Selon le conflit, chacun est intimement convaincu d’être dans sa légitimité en fonction des critères et des valeurs qui lui sont propres. Le fait d’être dans l’emprise de ses émotions empêche chaque protagoniste de prendre en compte les positions de l’autre. Le conflit enferme donc fortement chaque individu dans son raisonnement. Pendant que l’interlocuteur s’exprime, il est important que ces émotions soient entendues et reconnues et de ne pas rester sourd. Identifier les émotions c’est valider ce que l’interlocuteur va pouvoir ressentir. C’est l’élément-clef qui permet d’orienter la communication dans la seule direction salutaire : la résolution pacifique du conflit.
L’écoute active
La communication n’est pas la capacité de bien exprimer un message à un interlocuteur. Communiquer fonctionne dans les deux sens. La capacité d’écoute est la source et la qualité primordiale. Communiquer, c’est avant tout savoir écouter et entendre.

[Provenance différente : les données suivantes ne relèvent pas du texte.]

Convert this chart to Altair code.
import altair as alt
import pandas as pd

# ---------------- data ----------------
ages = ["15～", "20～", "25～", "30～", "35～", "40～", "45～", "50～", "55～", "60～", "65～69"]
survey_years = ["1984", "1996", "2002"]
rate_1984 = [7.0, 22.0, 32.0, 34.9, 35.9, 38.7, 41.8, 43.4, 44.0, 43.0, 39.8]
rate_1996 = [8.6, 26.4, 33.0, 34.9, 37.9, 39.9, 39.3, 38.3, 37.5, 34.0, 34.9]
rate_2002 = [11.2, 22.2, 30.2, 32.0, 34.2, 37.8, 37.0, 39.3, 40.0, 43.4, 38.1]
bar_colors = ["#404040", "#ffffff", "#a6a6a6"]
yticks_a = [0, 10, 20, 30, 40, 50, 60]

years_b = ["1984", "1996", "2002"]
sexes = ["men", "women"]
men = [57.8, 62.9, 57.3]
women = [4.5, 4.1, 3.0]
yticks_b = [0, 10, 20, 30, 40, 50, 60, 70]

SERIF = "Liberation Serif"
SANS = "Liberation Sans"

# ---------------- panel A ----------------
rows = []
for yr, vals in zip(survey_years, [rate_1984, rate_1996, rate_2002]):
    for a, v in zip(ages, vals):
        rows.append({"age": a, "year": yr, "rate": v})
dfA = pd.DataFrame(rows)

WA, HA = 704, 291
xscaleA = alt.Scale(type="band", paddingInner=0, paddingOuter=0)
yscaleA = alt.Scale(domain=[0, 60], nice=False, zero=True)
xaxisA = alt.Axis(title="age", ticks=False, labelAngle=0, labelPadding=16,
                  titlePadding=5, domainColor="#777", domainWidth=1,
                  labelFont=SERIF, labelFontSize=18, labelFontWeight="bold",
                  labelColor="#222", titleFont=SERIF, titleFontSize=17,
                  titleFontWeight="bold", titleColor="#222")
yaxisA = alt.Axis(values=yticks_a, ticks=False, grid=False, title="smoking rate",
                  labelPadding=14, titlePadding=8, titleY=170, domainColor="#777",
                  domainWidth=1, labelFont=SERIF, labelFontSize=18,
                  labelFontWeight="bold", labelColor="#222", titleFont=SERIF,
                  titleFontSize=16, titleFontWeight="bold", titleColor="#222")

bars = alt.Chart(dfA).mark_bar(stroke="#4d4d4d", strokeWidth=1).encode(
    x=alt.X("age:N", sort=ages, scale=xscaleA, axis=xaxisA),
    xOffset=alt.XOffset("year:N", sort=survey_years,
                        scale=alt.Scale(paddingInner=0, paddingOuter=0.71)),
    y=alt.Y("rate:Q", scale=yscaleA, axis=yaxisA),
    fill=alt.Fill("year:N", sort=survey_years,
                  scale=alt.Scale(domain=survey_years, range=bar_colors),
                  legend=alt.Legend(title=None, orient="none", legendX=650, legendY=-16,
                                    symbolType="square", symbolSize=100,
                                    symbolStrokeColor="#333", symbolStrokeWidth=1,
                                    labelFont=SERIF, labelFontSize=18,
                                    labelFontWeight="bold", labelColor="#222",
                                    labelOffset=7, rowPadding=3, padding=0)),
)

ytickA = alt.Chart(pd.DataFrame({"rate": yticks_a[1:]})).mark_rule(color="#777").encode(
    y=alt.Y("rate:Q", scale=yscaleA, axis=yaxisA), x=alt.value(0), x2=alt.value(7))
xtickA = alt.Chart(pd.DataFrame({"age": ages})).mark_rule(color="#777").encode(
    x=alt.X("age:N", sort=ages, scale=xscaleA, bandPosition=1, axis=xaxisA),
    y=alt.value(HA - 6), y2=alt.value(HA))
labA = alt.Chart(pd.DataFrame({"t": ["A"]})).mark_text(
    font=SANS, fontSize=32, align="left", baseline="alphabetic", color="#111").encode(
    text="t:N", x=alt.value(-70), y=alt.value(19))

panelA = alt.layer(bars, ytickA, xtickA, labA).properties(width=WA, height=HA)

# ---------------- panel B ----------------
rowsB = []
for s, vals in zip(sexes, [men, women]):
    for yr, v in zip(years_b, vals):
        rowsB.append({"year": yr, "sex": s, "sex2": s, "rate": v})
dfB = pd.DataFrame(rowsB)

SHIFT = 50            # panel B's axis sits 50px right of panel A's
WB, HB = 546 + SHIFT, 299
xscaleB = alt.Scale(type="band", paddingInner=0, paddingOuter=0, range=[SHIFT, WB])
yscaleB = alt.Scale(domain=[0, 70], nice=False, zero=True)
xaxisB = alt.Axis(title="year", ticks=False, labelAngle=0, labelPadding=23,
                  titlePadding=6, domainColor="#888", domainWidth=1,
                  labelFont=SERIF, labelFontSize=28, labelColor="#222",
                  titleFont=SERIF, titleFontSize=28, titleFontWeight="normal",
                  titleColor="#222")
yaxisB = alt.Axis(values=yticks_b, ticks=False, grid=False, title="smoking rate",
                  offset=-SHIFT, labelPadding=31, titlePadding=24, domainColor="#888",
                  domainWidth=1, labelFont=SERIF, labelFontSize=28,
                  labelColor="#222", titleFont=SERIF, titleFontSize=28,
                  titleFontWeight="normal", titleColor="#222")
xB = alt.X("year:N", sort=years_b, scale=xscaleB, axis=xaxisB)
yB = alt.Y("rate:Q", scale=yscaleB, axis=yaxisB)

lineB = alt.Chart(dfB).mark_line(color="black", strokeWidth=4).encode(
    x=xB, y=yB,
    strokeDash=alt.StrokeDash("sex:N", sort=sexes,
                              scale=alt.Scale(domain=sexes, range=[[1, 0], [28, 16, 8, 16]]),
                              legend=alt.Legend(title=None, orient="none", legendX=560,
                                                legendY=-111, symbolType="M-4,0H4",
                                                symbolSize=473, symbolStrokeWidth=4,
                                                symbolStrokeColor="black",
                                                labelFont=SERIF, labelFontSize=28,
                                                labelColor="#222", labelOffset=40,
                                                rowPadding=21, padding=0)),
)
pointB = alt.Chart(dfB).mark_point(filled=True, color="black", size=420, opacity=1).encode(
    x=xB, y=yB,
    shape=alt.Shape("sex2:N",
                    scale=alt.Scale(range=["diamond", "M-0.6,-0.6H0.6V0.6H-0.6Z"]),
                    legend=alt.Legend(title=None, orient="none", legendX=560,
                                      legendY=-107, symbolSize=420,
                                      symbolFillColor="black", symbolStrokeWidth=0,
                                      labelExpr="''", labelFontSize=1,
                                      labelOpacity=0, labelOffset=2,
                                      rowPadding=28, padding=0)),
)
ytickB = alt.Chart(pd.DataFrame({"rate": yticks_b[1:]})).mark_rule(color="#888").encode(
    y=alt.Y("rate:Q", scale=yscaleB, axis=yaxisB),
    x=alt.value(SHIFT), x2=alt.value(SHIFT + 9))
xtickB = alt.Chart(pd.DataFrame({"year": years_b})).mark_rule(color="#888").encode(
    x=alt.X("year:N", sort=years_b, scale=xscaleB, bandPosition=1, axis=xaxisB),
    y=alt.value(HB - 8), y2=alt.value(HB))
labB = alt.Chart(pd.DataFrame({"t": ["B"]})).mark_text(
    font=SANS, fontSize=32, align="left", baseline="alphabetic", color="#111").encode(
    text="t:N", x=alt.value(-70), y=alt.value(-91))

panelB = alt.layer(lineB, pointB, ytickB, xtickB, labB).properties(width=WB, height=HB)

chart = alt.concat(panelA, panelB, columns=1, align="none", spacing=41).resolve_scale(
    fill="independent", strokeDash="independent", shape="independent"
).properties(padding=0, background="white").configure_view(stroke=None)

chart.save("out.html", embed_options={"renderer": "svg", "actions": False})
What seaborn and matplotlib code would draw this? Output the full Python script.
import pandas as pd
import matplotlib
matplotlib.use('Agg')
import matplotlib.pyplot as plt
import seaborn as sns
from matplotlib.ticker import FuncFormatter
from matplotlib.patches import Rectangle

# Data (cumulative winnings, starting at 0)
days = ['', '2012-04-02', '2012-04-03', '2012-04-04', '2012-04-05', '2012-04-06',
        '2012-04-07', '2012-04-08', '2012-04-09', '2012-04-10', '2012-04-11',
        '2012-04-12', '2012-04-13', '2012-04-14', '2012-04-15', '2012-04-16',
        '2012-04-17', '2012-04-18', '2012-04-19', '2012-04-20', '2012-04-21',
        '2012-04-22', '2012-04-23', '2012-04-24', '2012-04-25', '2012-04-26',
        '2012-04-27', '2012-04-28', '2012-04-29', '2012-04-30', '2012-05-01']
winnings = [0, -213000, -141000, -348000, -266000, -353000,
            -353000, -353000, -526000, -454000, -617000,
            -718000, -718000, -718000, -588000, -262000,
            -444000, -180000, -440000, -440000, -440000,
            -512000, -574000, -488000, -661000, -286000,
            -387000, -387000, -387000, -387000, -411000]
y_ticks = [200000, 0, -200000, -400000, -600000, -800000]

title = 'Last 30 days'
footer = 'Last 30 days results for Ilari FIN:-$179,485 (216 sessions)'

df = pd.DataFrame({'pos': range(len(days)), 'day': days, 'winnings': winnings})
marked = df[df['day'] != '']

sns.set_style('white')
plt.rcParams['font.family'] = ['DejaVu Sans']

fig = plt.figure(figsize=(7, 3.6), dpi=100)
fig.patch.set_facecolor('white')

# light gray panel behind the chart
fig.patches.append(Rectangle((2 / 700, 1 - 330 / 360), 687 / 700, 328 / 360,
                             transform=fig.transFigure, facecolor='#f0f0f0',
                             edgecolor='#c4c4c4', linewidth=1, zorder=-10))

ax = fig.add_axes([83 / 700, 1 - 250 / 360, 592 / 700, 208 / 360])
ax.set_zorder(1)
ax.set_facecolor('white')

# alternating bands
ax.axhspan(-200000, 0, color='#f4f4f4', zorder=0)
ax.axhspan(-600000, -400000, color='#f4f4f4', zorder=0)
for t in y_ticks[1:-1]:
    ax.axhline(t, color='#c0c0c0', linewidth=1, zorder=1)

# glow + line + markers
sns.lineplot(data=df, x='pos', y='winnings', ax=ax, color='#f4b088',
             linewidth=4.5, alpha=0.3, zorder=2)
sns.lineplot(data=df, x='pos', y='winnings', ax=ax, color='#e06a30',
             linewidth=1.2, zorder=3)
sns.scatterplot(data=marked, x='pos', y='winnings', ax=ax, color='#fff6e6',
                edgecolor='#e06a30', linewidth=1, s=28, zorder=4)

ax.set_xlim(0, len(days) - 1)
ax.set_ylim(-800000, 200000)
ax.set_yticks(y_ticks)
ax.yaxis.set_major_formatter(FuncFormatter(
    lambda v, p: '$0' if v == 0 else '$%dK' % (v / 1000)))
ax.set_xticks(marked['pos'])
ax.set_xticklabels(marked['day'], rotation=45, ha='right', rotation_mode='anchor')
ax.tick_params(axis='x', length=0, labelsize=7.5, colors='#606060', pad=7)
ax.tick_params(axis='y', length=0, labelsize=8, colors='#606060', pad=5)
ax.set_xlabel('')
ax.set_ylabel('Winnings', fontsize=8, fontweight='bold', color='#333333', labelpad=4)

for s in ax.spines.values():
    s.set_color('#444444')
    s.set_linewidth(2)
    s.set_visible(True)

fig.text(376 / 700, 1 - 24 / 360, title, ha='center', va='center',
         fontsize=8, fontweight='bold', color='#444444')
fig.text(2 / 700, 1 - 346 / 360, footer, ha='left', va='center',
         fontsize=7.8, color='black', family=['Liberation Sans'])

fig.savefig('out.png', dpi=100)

L’écoute active, passe par trois étapes :
– l’écoute silencieuse ;
– l’écoute interrogative ;
– la reformulation.
Pour pratiquer correctement une écoute active, il faut :
rester impassible en toutes circonstances -tout est basé sur ce principe
– ne jamais émettre de jugement
– ne jamais chercher à influencer
– ne jamais faire preuve d’impatience
ne jamais se laisser distraire.
Pour réussir cela, il faut donc oublier qui a raison ! Quand les tempéraments s’échauffent, le postulat de départ étant la difficulté de communication avec la personne qui veut se battre. Ce n’est franchement pas le bon moment de « jouer à qui a raison ». Peut-être qu’il y aura un temps pour bavarder plus tard, mais peut-être également que la personne vous est étrangère et que vous ne la reverrez jamais. Dans ce cas, qui se soucie de savoir qui a raison ? Pas grand monde et surtout pas vous, si vous avez envie de sortir de cette situation. Contrairement à ce que beaucoup de personnes peuvent penser être capable de reconnaître avec assertivité et uniquement avec assertivité qu’il est possible parfois d’avoir tort n’est pas un signe de faiblesse. Au contraire, savoir admettre à juste titre que l’on s’est trompé, démontre combien l’on a confiance en soi. Dans un contexte de communication redevenu rationnel cela peut permettre d’arriver rapidement à la fin d’un conflit et confirmer à l’interlocuteur qu’il a eu raison de vous faire confiance.
La reformulation
La reformulation des propos de l’interlocuteur dans un format plus court, et surtout avec des mots qui nous sont propres lui permet de se sentir écouté. Cette reformulation permet également de faire confirmer ce qui a été entendu, de modifier ou bien d’ajouter des éléments qui auraient été mal interprétés. La reformulation peut permettre très rapidement d’extraire l’interlocuteur de l’emprise de ses émotions, de faire baisser le niveau de stress généré par le conflit et l’agressivité qui l’accompagne.
La reformulation miroir
Dans le principe de reformulation, la connaissance et la maîtrise de la reformulation miroir est primordiale. Il faut reformuler les propos de l’interlocuteur en utilisant ses propres mots avec en paraphrase des amorces types :
– Si je comprends bien… ;
– Vous voulez dire que… ;
– En d’autres termes… ;
La reformulation miroir a pour effet de montrer à l’interlocuteur que nous vérifions la compréhension de la teneur de son message. Ce qui est une vraie marque d’intérêt. Quand le message est reçu, l’interlocuteur se sent valorisé.
La reformulation synthèse
La reformulation synthèse fait un résumé de qui a été dit par l’interlocuteur. Cette méthode est très utile avec certaines personnes bavardes qui pendant le conflit ne vous laisse pas vous exprimer. La reformulation synthèse s’avère efficace pour garder le fil du conflit et recentrer le discours. Il faut reformuler les propos de l’interlocuteur en utilisant ses propres mots avec en paraphrase des amorces types :
– Au final…
– Si je résume correctement… ;
– En résumé, vous me dites que… ;
Il faut toujours obligatoirement choisir de condenser le débat autour d’un ou deux points qui semblent les plus importants pour l’interlocuteur. Avec pour objectif principal des sujets qui se rapprochent le plus de la résolution du conflit.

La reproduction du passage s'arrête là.